Dr. Chung has had his say in a new book entitled ‘What I Want to Tell the Japanese!' (published in Japan as ‘Nihonjin ni tsutaetai!') which details his version of the bitter race to stage the 2002 World Cup and how co-hosting was the end result. The book certainly pulls no punches and has some pretty negative things to say about Japan's economic and foreign policies as regards the rest of Asia. An example of the good doctor's bridge-building style can be seen in the early chapters: "The Japanese don't eat with spoons because the Koreans didn't teach them how."


Dr. Chung has also expressed his opposition to FIFA's attempts to pressurize the Korean government to close down restaurants selling dog and cat meat in time for the World Cup.

"I don't understand why Fifa has raised the issue itself. I sent a response letter at that time, saying there is nothing to worry about," Dr. Chung reassured reporters.

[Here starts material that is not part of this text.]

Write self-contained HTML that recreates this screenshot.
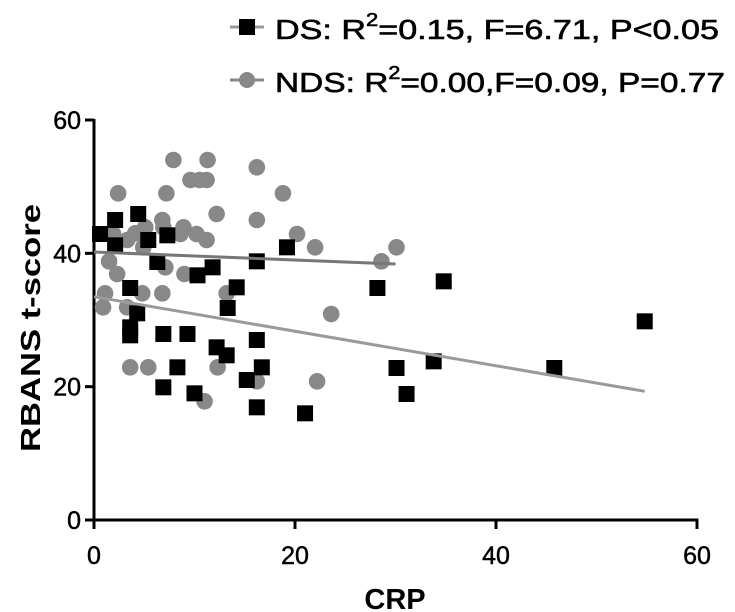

FIFA received thousands of letters from animal rights groups and members of the public urging them to act against the practice of eating dog and cats. Some Koreans believe dogs are an aphrodisiac and ‘cat-juice' acts as a cure for arthritis and rheumatism. Korean restaurateurs specializing in dog meat and even the Frankfurter Allgemeine Zeitung have all voiced opposition to the proposed ban.

Butchered dogs


FIFA has borrowed US$422m through Investment bank Credit Suisse First Boston in the form of a bond issue against its marketing revenues for the 2002 World Cup.
FIFA, which operates on a four-year financial cycle beginning and ending with the World Cup, usually borrows on the financial market to see it through any revenue shortfall before it's major earner, the World Cup. After a recent audit by KPMG, FIFA announced that it would be incurring no more losses from the collapse of its media partner ISL, other than the US$30m already declared.

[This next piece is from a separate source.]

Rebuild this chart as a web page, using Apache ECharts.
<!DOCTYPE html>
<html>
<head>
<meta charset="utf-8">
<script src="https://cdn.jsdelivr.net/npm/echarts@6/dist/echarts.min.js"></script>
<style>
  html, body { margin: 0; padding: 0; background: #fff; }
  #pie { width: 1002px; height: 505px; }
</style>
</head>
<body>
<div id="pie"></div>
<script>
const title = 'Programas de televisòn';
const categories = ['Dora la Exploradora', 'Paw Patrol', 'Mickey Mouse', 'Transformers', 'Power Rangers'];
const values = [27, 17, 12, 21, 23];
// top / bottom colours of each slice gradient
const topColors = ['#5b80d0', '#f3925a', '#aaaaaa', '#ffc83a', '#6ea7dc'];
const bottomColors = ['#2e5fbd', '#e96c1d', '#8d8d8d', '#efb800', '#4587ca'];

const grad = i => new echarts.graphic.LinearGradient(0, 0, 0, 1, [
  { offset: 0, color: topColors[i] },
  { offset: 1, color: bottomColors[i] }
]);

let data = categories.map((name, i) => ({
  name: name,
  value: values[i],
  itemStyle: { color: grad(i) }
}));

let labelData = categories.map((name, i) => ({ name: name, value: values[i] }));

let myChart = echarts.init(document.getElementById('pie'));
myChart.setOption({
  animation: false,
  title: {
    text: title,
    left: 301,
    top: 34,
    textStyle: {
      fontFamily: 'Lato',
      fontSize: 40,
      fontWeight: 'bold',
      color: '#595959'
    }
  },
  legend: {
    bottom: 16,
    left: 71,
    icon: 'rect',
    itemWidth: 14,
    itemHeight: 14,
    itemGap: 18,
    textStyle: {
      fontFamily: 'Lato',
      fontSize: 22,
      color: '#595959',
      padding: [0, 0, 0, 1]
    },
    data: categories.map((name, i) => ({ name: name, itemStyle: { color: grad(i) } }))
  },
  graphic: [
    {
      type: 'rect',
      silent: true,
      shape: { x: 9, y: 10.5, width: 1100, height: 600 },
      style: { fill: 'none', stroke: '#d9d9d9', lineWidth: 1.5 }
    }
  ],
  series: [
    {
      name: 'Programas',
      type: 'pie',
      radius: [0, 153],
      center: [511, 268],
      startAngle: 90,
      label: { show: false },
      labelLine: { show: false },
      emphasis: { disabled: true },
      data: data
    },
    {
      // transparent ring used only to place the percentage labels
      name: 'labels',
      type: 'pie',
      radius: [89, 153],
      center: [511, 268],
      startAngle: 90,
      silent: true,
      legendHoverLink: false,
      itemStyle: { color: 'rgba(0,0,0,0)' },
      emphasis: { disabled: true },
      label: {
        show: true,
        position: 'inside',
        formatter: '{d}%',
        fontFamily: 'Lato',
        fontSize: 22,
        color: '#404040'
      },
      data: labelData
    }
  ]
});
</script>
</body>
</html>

The Japanese World Cup Organizing Committee (JAWOC) is to spend an extra US$4.5m on security for the World Cup following the terrorist attacks in the US. This brings the total budget set aside for security to over US$22m. JAWOC and the National Police Agency have announced a three-point plan to beef-up preventative measures, improve responses in the event of any attack and improve co-ordination with local authorities. As part of these plans there will be a 24-hour special search unit at all 10 venues and other tournament facilities, detailed to look for explosives and any suspect individuals.

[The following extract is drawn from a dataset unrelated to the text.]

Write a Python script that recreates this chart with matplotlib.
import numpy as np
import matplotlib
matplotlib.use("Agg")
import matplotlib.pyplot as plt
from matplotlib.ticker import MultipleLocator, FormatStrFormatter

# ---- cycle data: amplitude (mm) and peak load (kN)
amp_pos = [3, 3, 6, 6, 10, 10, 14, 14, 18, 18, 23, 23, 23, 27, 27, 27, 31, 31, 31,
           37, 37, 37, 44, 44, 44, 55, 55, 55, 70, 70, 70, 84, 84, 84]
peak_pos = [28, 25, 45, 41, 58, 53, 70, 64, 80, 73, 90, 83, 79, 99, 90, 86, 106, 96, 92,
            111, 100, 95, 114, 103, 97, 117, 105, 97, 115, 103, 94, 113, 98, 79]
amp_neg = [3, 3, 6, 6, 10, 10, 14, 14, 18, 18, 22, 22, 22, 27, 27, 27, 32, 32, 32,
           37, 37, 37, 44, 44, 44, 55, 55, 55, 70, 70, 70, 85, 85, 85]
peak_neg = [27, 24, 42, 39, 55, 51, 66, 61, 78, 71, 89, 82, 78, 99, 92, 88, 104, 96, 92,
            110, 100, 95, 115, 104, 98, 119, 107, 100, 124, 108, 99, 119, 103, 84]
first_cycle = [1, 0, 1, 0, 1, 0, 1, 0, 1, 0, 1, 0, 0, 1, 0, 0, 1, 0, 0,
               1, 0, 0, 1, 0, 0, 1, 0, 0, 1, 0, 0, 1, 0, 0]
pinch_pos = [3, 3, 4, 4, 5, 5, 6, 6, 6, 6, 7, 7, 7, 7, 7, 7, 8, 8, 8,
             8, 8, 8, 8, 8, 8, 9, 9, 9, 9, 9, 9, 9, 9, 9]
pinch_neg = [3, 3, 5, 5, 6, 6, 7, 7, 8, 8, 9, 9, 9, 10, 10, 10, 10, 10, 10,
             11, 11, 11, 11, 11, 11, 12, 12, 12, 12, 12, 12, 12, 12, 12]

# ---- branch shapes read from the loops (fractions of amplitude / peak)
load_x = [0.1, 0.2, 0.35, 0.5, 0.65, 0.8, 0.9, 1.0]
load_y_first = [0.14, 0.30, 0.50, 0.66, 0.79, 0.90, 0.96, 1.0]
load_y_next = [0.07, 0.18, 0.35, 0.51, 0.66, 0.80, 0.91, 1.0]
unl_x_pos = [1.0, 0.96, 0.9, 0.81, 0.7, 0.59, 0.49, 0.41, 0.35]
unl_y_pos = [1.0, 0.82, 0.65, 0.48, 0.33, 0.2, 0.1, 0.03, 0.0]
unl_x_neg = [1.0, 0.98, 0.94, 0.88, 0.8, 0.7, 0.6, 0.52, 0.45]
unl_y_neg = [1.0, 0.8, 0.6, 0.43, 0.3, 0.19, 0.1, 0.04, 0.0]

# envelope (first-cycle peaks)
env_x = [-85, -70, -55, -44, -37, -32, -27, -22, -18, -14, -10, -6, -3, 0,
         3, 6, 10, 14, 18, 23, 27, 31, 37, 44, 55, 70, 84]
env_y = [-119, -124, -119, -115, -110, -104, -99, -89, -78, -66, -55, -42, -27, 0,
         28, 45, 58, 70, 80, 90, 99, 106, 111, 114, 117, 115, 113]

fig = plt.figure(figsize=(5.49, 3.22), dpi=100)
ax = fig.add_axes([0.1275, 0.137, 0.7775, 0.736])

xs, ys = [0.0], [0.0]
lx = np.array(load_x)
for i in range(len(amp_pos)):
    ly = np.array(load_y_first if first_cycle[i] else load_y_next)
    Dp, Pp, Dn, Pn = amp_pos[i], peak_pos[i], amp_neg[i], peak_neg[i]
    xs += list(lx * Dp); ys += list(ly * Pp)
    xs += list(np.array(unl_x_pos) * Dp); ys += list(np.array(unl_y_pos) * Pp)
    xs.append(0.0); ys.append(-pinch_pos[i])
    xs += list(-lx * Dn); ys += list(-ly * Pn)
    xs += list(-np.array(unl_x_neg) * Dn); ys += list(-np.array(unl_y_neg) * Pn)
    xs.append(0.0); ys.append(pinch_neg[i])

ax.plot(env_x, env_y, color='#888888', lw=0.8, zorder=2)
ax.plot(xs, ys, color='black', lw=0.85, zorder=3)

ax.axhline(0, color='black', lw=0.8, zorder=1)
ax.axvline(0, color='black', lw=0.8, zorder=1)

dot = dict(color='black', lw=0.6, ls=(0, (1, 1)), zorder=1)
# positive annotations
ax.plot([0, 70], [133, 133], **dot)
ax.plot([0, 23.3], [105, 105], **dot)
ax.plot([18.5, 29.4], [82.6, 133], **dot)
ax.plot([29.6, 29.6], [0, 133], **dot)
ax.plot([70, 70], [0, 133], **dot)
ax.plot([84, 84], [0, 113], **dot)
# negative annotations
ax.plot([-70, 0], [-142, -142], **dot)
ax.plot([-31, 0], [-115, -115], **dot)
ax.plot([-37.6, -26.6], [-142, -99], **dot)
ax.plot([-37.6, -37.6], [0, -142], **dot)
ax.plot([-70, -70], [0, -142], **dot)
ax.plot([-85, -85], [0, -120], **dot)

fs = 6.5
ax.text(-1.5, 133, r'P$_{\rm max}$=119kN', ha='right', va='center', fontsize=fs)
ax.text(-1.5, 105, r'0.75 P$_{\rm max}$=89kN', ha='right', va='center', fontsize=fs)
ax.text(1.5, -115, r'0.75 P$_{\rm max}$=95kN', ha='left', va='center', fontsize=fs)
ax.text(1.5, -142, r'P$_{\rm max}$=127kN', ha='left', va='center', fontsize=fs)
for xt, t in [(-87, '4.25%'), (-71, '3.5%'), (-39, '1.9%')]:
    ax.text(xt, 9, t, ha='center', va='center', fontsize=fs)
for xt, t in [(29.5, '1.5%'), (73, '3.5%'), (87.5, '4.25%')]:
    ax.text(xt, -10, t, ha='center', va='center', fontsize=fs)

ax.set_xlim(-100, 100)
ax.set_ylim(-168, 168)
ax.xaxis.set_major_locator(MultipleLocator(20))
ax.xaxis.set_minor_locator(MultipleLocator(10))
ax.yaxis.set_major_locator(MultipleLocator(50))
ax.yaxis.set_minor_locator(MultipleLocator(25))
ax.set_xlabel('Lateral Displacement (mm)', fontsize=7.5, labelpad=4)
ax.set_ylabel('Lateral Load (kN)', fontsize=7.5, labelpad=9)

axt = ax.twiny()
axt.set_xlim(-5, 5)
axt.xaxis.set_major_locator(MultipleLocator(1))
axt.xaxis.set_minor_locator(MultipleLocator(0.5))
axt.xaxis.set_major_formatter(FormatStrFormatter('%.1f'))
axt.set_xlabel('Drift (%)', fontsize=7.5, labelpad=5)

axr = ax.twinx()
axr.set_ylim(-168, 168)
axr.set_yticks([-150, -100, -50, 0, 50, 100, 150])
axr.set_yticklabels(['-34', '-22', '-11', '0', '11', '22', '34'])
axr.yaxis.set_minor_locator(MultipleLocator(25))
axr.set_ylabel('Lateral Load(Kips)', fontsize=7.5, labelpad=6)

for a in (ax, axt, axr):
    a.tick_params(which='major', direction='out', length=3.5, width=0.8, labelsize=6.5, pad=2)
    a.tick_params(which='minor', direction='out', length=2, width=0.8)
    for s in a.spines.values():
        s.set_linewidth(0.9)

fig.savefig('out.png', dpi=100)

Japanese police with illuminating battons

X-rays equipment, metal detectors and surveillance cameras are to be installed at stadiums and evacuation procedures put in place with the help of the emergency services. The new security CCTV system will supposedly enable officials to identify every spectator in the stadiums.

On the evidence of the half-hearted, inadequate crowd control after the opening game at Kobe's Misaki stadium the Japanese authorities still have a long way to go.

Police tried to stop some exiting spectators from returning to the nearest subway station and attempted to usher them towards a different station instead. Police instructions were simply ignored by most fans and their lines easily breached as officers became involved in scuffling with individuals.

At the subway station itself a motley group of middle-aged security guards held back the crowds as they filed into the station.

The whole scene was chaotic and in need of a rethink to keep crowds moving without unnecessary obstruction. This may have to involve letting parts of the stadium clear before others to avoid human congestion, confusion and panic at transport points.